Он полуобернулся к дверям, где его слуга держал на руках теплый дорожный плащ – было заметно, что он мерзнет, несмотря на сентябрьскую теплынь.
– Заботься о Ее Величестве, мальчуган! – Он игриво потрепал Эссекса по подбитому ватой корично-алому крылышку модного камзола. – Если можно доверить столь священную особу неоперившемуся юнцу!
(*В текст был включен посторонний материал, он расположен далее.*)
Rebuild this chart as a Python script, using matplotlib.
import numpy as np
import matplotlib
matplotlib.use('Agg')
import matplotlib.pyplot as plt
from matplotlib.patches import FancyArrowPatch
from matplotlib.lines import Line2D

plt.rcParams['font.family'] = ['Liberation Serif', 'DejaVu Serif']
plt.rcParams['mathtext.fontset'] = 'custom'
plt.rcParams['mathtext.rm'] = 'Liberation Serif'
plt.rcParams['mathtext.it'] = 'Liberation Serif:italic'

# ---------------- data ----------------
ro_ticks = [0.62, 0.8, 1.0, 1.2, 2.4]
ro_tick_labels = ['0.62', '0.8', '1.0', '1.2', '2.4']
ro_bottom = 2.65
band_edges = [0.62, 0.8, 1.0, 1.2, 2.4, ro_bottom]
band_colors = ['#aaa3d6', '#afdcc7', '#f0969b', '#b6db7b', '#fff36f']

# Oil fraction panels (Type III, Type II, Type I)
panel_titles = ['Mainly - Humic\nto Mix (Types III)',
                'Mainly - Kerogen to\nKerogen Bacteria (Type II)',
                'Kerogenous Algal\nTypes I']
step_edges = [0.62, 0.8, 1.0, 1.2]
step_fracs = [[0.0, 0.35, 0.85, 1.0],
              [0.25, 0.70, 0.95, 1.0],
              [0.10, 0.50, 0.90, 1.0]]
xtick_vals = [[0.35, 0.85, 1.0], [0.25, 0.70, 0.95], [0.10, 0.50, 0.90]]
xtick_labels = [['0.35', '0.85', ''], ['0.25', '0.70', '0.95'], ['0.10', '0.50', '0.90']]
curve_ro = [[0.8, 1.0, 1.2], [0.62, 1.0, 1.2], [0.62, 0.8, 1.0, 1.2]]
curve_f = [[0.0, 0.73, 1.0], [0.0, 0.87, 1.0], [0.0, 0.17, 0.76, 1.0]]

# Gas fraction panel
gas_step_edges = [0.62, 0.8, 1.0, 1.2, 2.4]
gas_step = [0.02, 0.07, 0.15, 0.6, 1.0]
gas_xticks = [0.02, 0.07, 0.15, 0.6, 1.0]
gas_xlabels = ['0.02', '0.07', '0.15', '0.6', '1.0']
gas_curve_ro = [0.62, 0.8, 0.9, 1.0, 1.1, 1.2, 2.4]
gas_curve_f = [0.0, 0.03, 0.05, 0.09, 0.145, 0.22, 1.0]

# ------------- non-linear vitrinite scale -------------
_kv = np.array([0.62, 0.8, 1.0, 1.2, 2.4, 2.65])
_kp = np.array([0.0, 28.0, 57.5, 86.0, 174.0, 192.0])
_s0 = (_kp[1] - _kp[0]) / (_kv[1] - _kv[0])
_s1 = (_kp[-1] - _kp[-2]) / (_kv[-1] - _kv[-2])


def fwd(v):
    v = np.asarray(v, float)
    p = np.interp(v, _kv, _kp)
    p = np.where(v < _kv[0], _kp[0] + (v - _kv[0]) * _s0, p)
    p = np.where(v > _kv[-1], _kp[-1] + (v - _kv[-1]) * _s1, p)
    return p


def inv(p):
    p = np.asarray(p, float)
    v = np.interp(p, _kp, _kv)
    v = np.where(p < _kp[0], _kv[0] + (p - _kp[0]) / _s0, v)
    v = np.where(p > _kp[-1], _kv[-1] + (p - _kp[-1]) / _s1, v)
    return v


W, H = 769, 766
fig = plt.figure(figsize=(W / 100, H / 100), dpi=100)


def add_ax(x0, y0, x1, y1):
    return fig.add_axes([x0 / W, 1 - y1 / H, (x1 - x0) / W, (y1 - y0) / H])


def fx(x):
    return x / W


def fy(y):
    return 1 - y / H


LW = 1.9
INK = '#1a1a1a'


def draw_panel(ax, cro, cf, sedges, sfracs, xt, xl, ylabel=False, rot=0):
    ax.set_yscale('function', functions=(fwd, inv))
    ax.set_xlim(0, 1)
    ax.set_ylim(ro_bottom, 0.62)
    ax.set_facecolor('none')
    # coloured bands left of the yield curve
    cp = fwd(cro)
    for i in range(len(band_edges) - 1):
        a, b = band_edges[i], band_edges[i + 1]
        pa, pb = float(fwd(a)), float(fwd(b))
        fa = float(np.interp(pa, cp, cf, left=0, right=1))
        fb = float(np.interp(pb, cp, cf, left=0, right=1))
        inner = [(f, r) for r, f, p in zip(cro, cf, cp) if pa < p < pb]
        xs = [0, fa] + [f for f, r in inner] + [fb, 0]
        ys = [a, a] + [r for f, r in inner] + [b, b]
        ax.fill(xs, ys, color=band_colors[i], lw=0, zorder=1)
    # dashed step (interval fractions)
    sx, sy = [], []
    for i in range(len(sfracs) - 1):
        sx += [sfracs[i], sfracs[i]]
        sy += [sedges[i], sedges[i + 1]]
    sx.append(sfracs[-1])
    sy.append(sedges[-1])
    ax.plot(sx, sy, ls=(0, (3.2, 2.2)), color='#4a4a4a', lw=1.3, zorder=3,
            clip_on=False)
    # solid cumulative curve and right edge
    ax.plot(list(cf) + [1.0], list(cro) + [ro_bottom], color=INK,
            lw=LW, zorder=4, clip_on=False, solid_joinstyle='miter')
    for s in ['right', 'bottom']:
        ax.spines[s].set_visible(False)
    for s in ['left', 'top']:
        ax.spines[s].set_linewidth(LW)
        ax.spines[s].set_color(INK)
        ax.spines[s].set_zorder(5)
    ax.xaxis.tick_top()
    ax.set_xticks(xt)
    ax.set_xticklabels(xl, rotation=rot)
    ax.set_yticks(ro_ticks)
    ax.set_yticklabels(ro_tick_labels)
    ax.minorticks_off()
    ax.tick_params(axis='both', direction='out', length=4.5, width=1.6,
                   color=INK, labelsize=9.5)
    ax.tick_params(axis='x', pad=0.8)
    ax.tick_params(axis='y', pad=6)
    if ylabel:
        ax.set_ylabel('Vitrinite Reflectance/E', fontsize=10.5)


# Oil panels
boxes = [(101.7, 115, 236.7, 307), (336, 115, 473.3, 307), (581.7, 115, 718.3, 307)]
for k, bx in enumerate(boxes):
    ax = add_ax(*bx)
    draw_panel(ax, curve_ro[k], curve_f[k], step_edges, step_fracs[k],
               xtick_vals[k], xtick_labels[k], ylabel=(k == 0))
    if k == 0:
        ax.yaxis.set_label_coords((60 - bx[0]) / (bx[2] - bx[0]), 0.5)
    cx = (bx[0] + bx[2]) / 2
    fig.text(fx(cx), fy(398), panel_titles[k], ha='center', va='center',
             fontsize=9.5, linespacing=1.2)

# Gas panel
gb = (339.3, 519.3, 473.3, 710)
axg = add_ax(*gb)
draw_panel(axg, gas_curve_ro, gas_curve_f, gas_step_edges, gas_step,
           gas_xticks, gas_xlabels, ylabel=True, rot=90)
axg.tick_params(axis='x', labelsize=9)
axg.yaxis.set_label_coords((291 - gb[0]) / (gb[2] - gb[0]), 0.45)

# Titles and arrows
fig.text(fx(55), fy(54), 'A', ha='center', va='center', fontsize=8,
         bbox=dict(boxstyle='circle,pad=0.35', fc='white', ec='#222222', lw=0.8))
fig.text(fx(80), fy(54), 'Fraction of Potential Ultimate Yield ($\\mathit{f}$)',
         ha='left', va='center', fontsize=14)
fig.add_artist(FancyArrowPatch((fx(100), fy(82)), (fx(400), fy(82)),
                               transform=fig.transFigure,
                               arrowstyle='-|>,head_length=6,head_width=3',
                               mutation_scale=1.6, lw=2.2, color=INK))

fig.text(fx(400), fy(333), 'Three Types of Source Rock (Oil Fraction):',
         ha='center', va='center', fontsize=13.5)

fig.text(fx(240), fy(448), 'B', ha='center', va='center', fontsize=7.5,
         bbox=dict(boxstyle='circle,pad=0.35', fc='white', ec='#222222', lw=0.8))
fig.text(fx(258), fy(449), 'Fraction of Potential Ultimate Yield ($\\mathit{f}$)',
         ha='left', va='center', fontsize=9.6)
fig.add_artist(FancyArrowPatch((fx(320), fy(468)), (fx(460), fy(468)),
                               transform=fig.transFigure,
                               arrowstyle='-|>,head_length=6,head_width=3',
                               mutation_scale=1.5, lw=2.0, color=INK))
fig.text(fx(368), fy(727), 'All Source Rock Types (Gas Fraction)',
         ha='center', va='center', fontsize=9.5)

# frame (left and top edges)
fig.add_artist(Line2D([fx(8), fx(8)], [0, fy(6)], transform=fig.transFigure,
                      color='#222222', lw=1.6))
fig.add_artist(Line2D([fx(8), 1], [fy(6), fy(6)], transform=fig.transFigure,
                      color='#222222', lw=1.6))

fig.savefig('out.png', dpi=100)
Разумеется, прелестное золотисто-смуглое лицо моего юного лорда нахмурилось и яростно вспыхнуло от обиды на «мальчугана» и «юнца», посыпались яростные возражения, мы с Робином рассмеялись, и так, со смехом, он ушел.
Знал ли он тогда?
Думаю, знал.
Ибо напоследок он поднес мою руку к губам и сказал:
– Поручаю вас любви этого лорда – и Англии. Прощайте, моя королева, моя бесценная…
Проговорил ли он вполголоса, уже на ходу, или я домыслила это позже: «Прощай, любовь моя»?
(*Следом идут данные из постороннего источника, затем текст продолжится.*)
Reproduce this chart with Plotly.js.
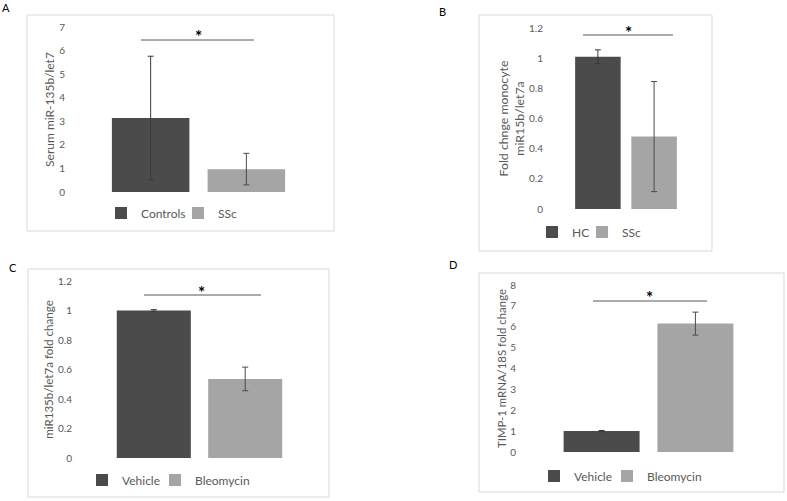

Надо было проводить его до коня, подержаться за стремя, поцеловать на прощанье – ведь я всегда так делала!
Но «танцуем!» приказал мой одетый в алое юный лорд, и я, охваченная пламенем его молодости, закружилась в галлиарде, не проводив Робина даже взглядом.
Потом, в конце августа, пришло письмо – о, как он лгал мне, какие писал успокоительные слова: «Я принимаю ваши лекарства, и они помогают мне много лучше других. Но я пишу лишь затем, чтобы осведомиться о своей дражайшей госпоже, чье счастье и здоровье для меня дороже всего в жизни…»
Я улыбнулась, прочитав письмо, и отложила его в сторону.
Отвечу завтра… или послезавтра… или после-послезавтра…
Но вместо следующего письма прискакал дрожащий молодчик, бледный и запинающийся со страху.
Робин…
Нет, нет, даже сейчас я не могу выговорить это слово без горя и ярости – да, ярости, потому что, напиши он правду, я послала бы ему своих врачей.
По крайности я послала бы первому вельможе королевства слуг и сиделок, рыцарей и оруженосцев, да, и даже фрейлин, чтоб ему умирать в почете и роскоши.
А так он умер, брошенный всеми, одинокий, за ним ухаживали всего лишь двое или трое слуг, простаки, которые, в отличие от остальных, не разбежались из страха подхватить заразу. Его бывший секретарь – ирландский стихоплет Спенсер, так вот, этот Эдмунд один из немногих оплакал его кончину в стихах. «Величье его испарилось в ничто», – написал он.
Красиво сказано, красиво! Но когда мой лорд испарялся в ничто, горел в лихорадке, стискивал больной бок и рыдал, кто был с ним? Как и в Уонстеде, когда он заболел после того, как я узнала про его свадьбу с волчицей, и при нем не было никого, кроме дряхлых старух и деревенских мужиков, так и теперь некому было облегчить его страдания, поцеловать на прощанье, с любовью прикрыть веки.